After a short greetings to the students in the parlors after tea, it was easy to excuse myself, but it was not so easy to feel at home in the room assigned me, the one now used by the Dean of Women. The walls were covered with a very dark paper, part of which inclined to sag and drop off. The furniture was dark also, on the one small table in the center of the room burned a kerosene lamp, its dull flame scarcely sufficient to give any light, much less any cheer, and when the lamp was extinguished, how dark it was! Before sleep came I heard voices outside not far from my window, but felt no fear as I had rejoiced that I was in a Prohibition State where crime must be rare.
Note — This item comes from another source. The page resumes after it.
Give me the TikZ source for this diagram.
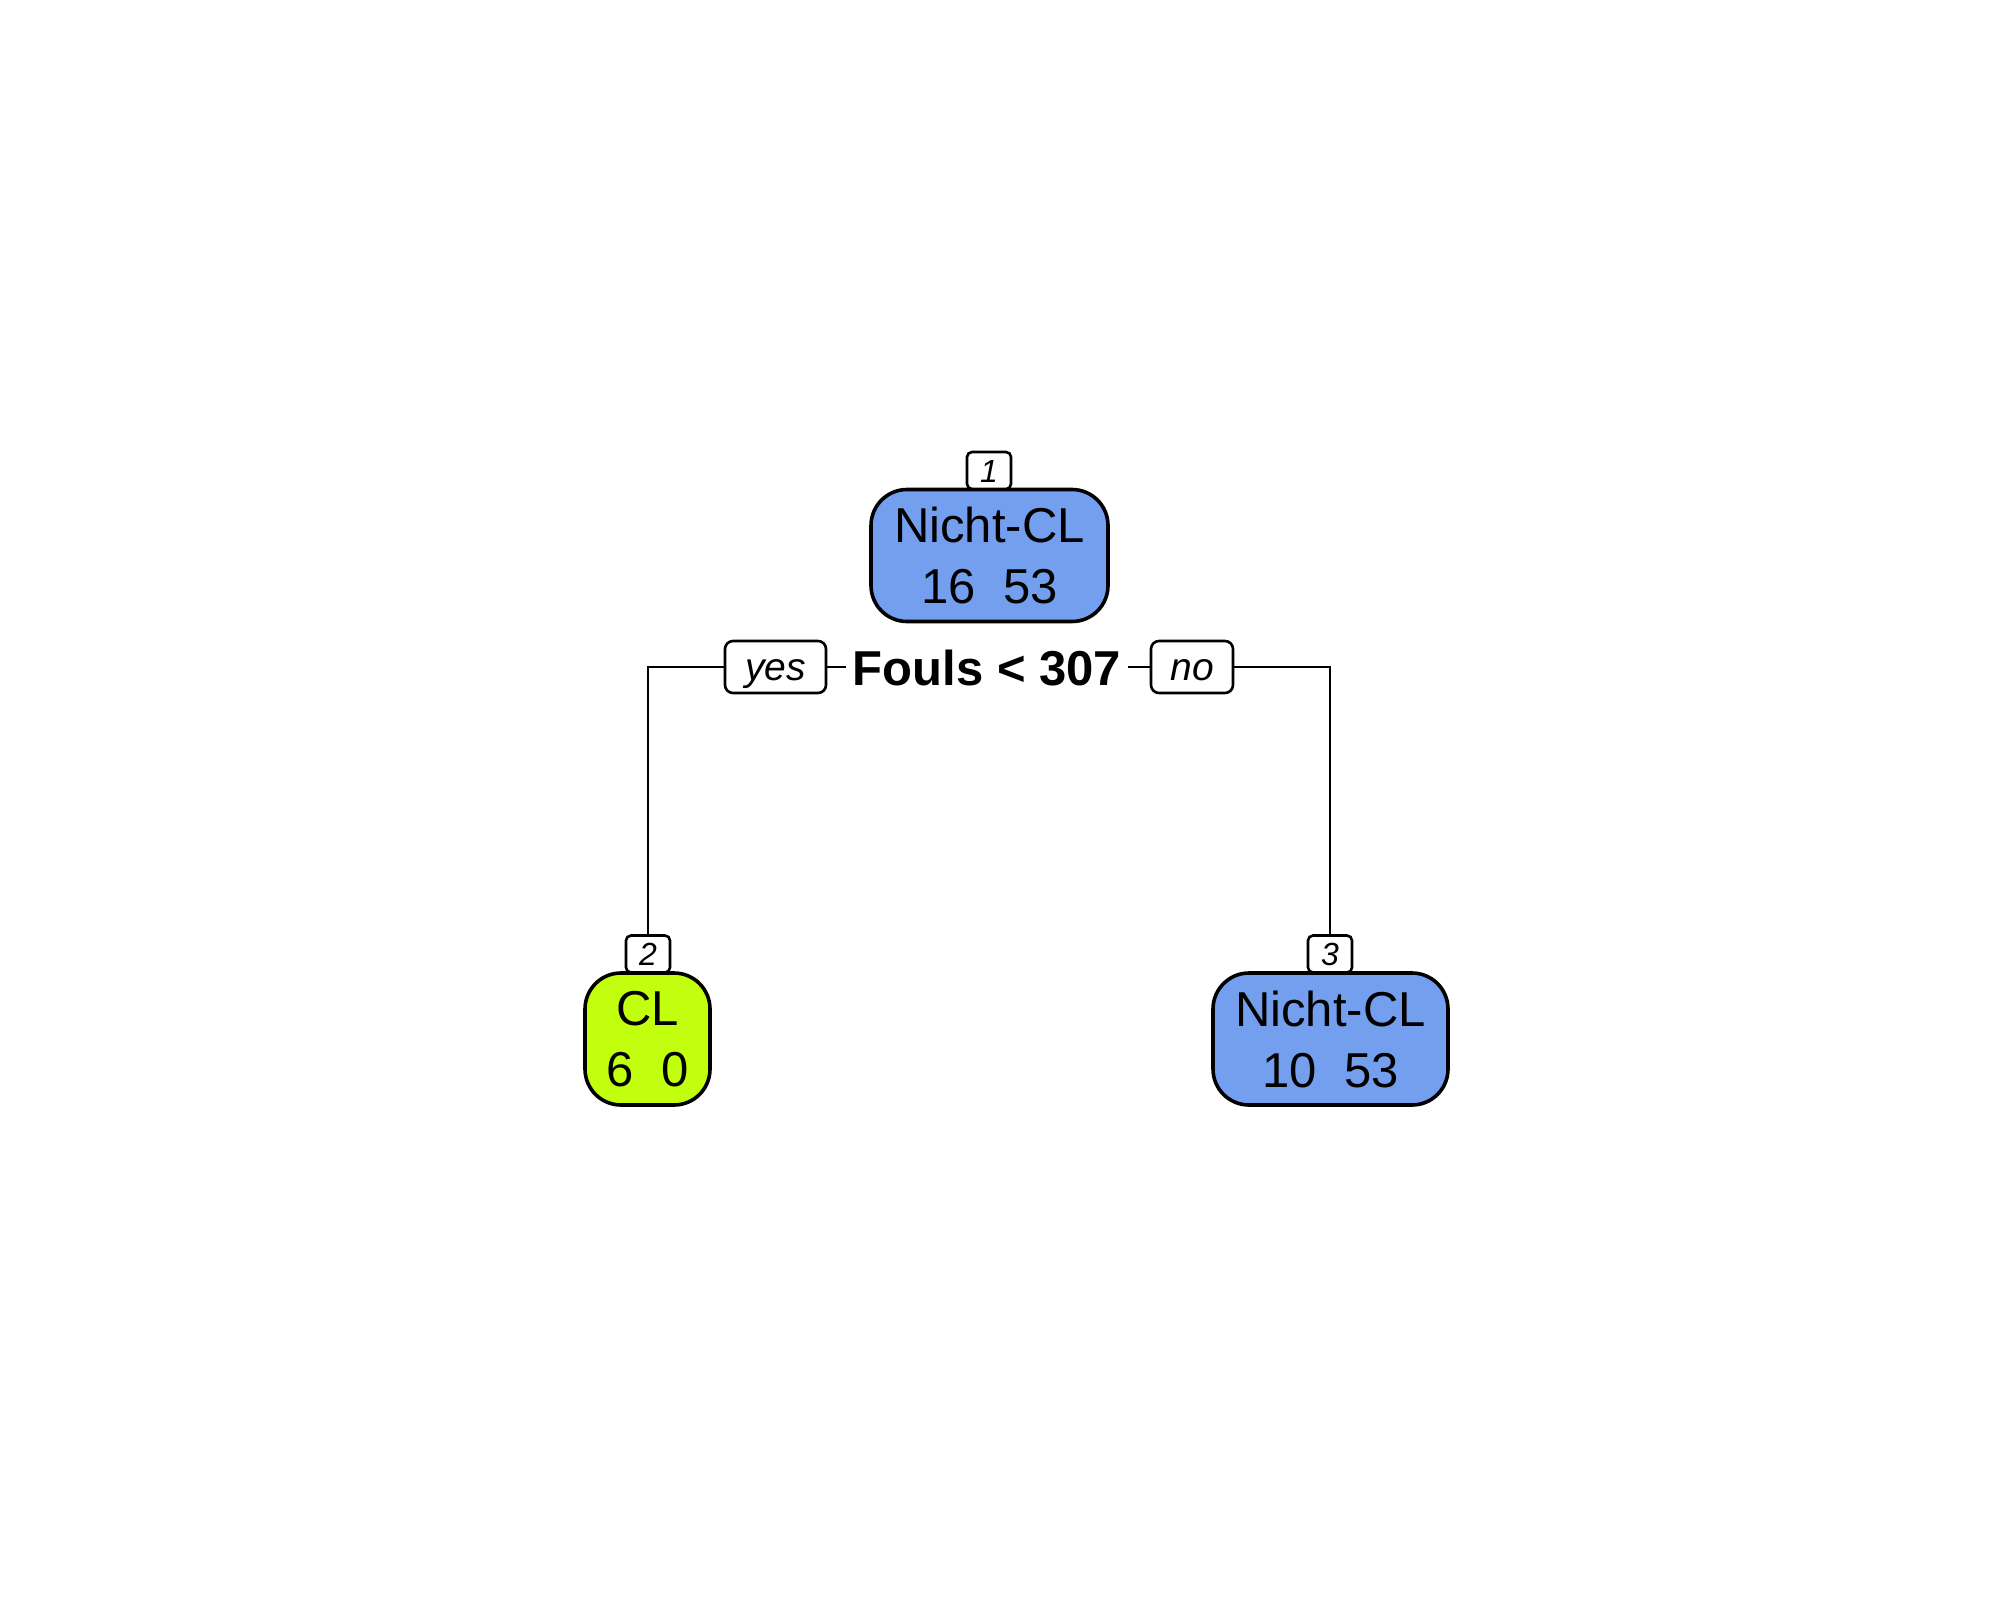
\documentclass[tikz,border=0pt]{standalone}
\usepackage{fontspec}
\setmainfont{Liberation Sans}
\definecolor{nodeblue}{RGB}{116,159,238}
\definecolor{nodegreen}{RGB}{194,255,15}
\begin{document}
\begin{tikzpicture}[x=0.5pt,y=-0.5pt,
  box/.style={draw=black, line width=1.8pt, rounded corners=18pt, inner sep=0pt,
    align=center, font=\fontsize{24.5pt}{30.5pt}\selectfont, minimum height=66pt},
  numlabel/.style={draw=black, fill=white, line width=1.3pt, rounded corners=2.5pt, inner sep=0pt,
    minimum width=22pt, minimum height=18.5pt, text height=11.5pt, text depth=0pt,
    font=\fontsize{16pt}{18pt}\selectfont\itshape},
  edgelabel/.style={draw=black, fill=white, line width=1.3pt, rounded corners=4pt, inner sep=0pt,
    minimum height=26pt, text height=13pt, text depth=0pt,
    font=\fontsize{19.5pt}{22pt}\selectfont\itshape},
  conn/.style={line width=1.3pt, draw=black}]
\useasboundingbox (0,0) rectangle (2000,1600);
\fill[white] (0,0) rectangle (2000,1600);
% nodes
\node[box, fill=nodeblue, minimum width=118.5pt] (n1) at (989.5,555.5) {Nicht-CL\\16\ \ 53};
\node[numlabel] (l1) at (989,470.5) {1};
\node[inner sep=3pt, font=\fontsize{24.5pt}{28pt}\selectfont\bfseries, anchor=base] (split) at (987,685) {Fouls < 307};
\node[edgelabel, minimum width=50.5pt] (yes) at (775.5,667) {yes};
\node[edgelabel, minimum width=41pt] (no) at (1192,667) {no};
\node[box, fill=nodegreen, minimum width=62.5pt] (n2) at (647.5,1039) {CL\\6\ \ 0};
\node[numlabel] (l2) at (648,954) {2};
\node[box, fill=nodeblue, minimum width=117.5pt] (n3) at (1330.5,1039) {Nicht-CL\\10\ \ 53};
\node[numlabel] (l3) at (1330,954) {3};
% connectors
\draw[conn] (yes.west) -| (l2.north);
\draw[conn] (yes.east) -- (split.west |- yes.east);
\draw[conn] (split.east |- no.west) -- (no.west);
\draw[conn] (no.east) -| (l3.north);
\end{tikzpicture}
\end{document}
But the voices came so near that I could hear what was going on; and it was policemen carrying off, in a patrol wagon, a man who had been found in a drunken sleep on the campus. Alas for my dream of Prohibition innocence!

When the morning came, came Pres. Phelps, genial, kindly, considerate as he always was, and under his guidance I went through the Main College building, all the building there then was to house the College activities. It was Saturday, so no classes were to be seen, but I noticed an unusual excitement in the hall. Later, I discovered that there was to be a reception in the evening, where I was to be the one received and welcomed. It seemed to me I could not appear in such a scene with the lonely, homesick heart that beat within me but Dr. Phelps promised to stand by me both in a literal and figurative sense; so the reception took place. I remember just two things about it, one, the word "welcome" in green over the doorway between the Hall parlors, the other, a hazy crowd of passers-by among whom only two faces are distinctly recalled - one that of a student and one that of a professor. I am sure that every one meant to be kind, and was kind, but I saw only unattractive surroundings, not the brighter future. Furniture in the Hall parlors was very scanty, and inclined to totter when used, and the solitary furnishing of the entrance hall was a strip of narrow, cheap carpeting, and a lamp handing (mean hanging?) somewhere along its dismal length...
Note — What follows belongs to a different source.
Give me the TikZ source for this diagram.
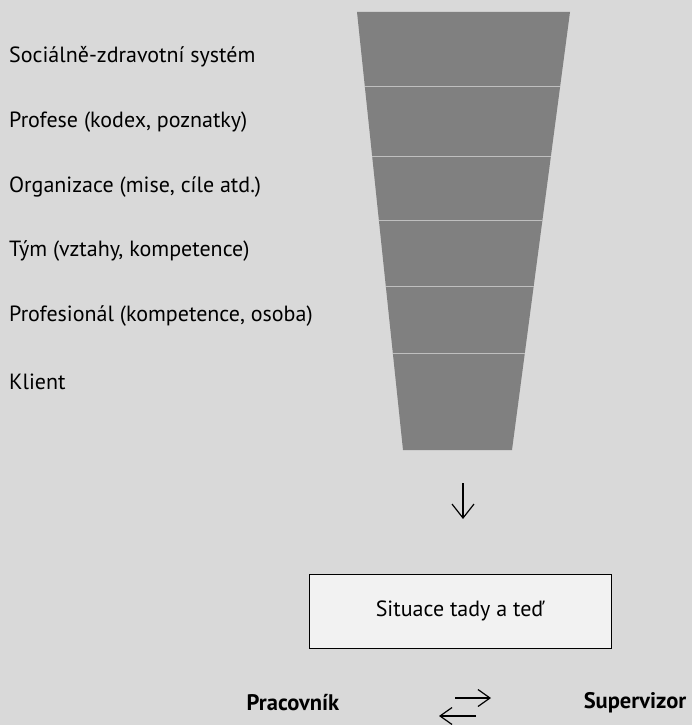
\documentclass[tikz,border=0pt]{standalone}
\usepackage{fontspec}
\setmainfont{PT Sans}
\usetikzlibrary{arrows.meta}
\definecolor{bg}{HTML}{D9D9D9}
\definecolor{funnel}{HTML}{808080}
\definecolor{divider}{HTML}{BFBFBF}
\definecolor{boxfill}{HTML}{F2F2F2}
\begin{document}
\begin{tikzpicture}[x=1pt,y=-1pt,
  lbl/.style={anchor=west,inner sep=0pt,font=\fontsize{22}{26}\selectfont},
  sep/.style={draw=divider,line width=1pt},
  situ/.style={draw=black,fill=boxfill,line width=0.8pt,minimum width=302pt,minimum height=74pt,font=\fontsize{22}{26}\selectfont},
  role/.style={inner sep=0pt,font=\fontsize{22.5}{26}\selectfont\bfseries},
  darr/.style={-{Straight Barb[length=14pt,width=22pt]},line width=1.2pt},
  harr/.style={-{Straight Barb[length=12pt,width=17pt]},line width=1.2pt}]
\fill[bg] (0,0) rectangle (692,725);
\useasboundingbox (0,0) rectangle (692,725);
% funnel
\fill[funnel] (357,12) -- (570,12) -- (512,450) -- (403,450) -- cycle;
\foreach \y in {86,156,220,286,353}{
  \pgfmathsetmacro{\t}{(\y-12)/438}
  \pgfmathsetmacro{\xl}{357+46*\t}
  \pgfmathsetmacro{\xr}{570-58*\t}
  \draw[sep] (\xl,\y) -- (\xr,\y);
}
% labels
\node[lbl] (l1) at (9,57) {Sociálně-zdravotní systém};
\node[lbl] (l2) at (9,122) {Profese (kodex, poznatky)};
\node[lbl] (l3) at (9,187) {Organizace (mise, cíle atd.)};
\node[lbl] (l4) at (9,251) {Tým (vztahy, kompetence)};
\node[lbl] (l5) at (9,316) {Profesionál (kompetence, osoba)};
\node[lbl] (l6) at (9,382) {Klient};
% down arrow
\coordinate (da) at (463,483);
\coordinate (db) at (463,519);
\draw[darr] (da) -- (db);
% box
\node[situ] (s) at (460,611) {Situace tady a teď};
% roles
\node[role] (p) at (293,703) {Pracovník};
\node[role] (v) at (635,703) {Supervizor};
\coordinate (r1) at (455,698);
\coordinate (r2) at (491,698);
\coordinate (q1) at (476,716);
\coordinate (q2) at (439,716);
\draw[harr] (r1) -- (r2);
\draw[harr] (q1) -- (q2);
\end{tikzpicture}
\end{document}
Monday morning I began to look about me, to become acquainted with the girls, and with my possible duties, for my impulse still was to run away from what seemed an impossible situation. I even went so far as to tell Pres. Phelps I could not stay, and my trunks remained unpacked. But every hour brought a duty, a decision to be made, a plan to be arranged, a student to be assisted. I should not have taken any classes, but Prof. Gist was to be absent for a few days, and had asked me to take two of his. Before the week ended I found myself getting interested in the very problems that repelled me, trying to bring order out of disorder, to improve conditions, to make the unattractive take on a more pleasant look. I invited all the Hall students to an evening together in the parlors, and forgot the tottery furniture in the merriment of games and music. To put into a few lines what it took months to accomplish, the trunks were unpacked; the walls brightened with pictures; the empty bookcase held some friendly companions; a re-arrangement of chairs and tables gave the parlors a less barren appearance; window curtains gave a home-like touch; acquaintance with the students revealed many possibilities, and - and -my life at Coe College had fairly begun, and it has continued for a quarter of a century.